#### Set task
Take the lines from the top down to and including the one with "import plotly.graph_objects as go" and repeat them exactly. Omit images.

#### Data extract
-*-
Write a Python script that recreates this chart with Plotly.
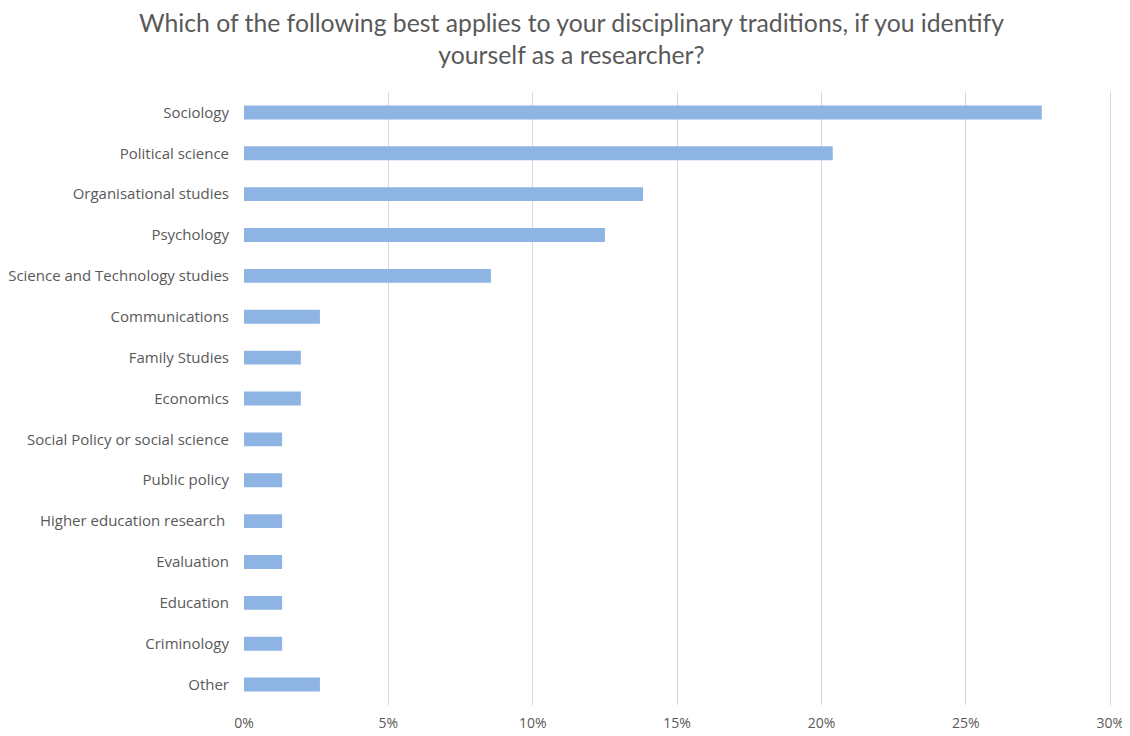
import plotly.graph_objects as go

categories = ["Sociology", "Political science", "Organisational studies", "Psychology",
              "Science and Technology studies", "Communications", "Family Studies", "Economics",
              "Social Policy or social science", "Public policy", "Higher education research ",
              "Evaluation", "Education", "Criminology", "Other"]
values = [27.63, 20.39, 13.82, 12.50, 8.55, 2.63, 1.97, 1.97, 1.32, 1.32, 1.32, 1.32, 1.32, 1.32, 2.63]
tick_vals = [0, 5, 10, 15, 20, 25, 30]
tick_text = ["0%", "5%", "10%", "15%", "20%", "25%", "30%"]
title_text = "Which of the following best applies to your disciplinary traditions, if you identify<br>yourself as a researcher?"

fig = go.Figure(go.Bar(
    y=categories, x=values, orientation="h",
    marker=dict(color="#8EB4E3", line=dict(width=0)),
    width=0.34,
))

fig.update_layout(
    width=1122, height=728,
    paper_bgcolor="white", plot_bgcolor="white",
    margin=dict(l=236, r=14, t=84, b=31, autoexpand=False),
    font=dict(family="Open Sans, sans-serif", size=14, color="#595959"),
    showlegend=False,
    annotations=[dict(text=title_text, xref="paper", yref="paper", x=0.3761, y=1.0875,
                      xanchor="center", yanchor="middle", showarrow=False, align="center",
                      font=dict(family="Lato, Open Sans, sans-serif", size=24.75, color="#595959"))],
)
fig.update_xaxes(range=[0, 30.2], tickvals=tick_vals, ticktext=tick_text,
                 showgrid=True, gridcolor="#D9D9D9", gridwidth=1,
                 zeroline=False, showline=False, ticks="outside", ticklen=5,
                 tickcolor="rgba(0,0,0,0)", automargin=False,
                 tickfont=dict(size=14, color="#595959"))
fig.update_yaxes(autorange="reversed", showgrid=False, zeroline=False, showline=False,
                 ticks="", ticklabelstandoff=14, automargin=False,
                 tickfont=dict(size=15, color="#595959"))

fig.write_html("out.html")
-*-
#### Solution for this problem
Write a Python script that recreates this chart with Plotly.
import plotly.graph_objects as go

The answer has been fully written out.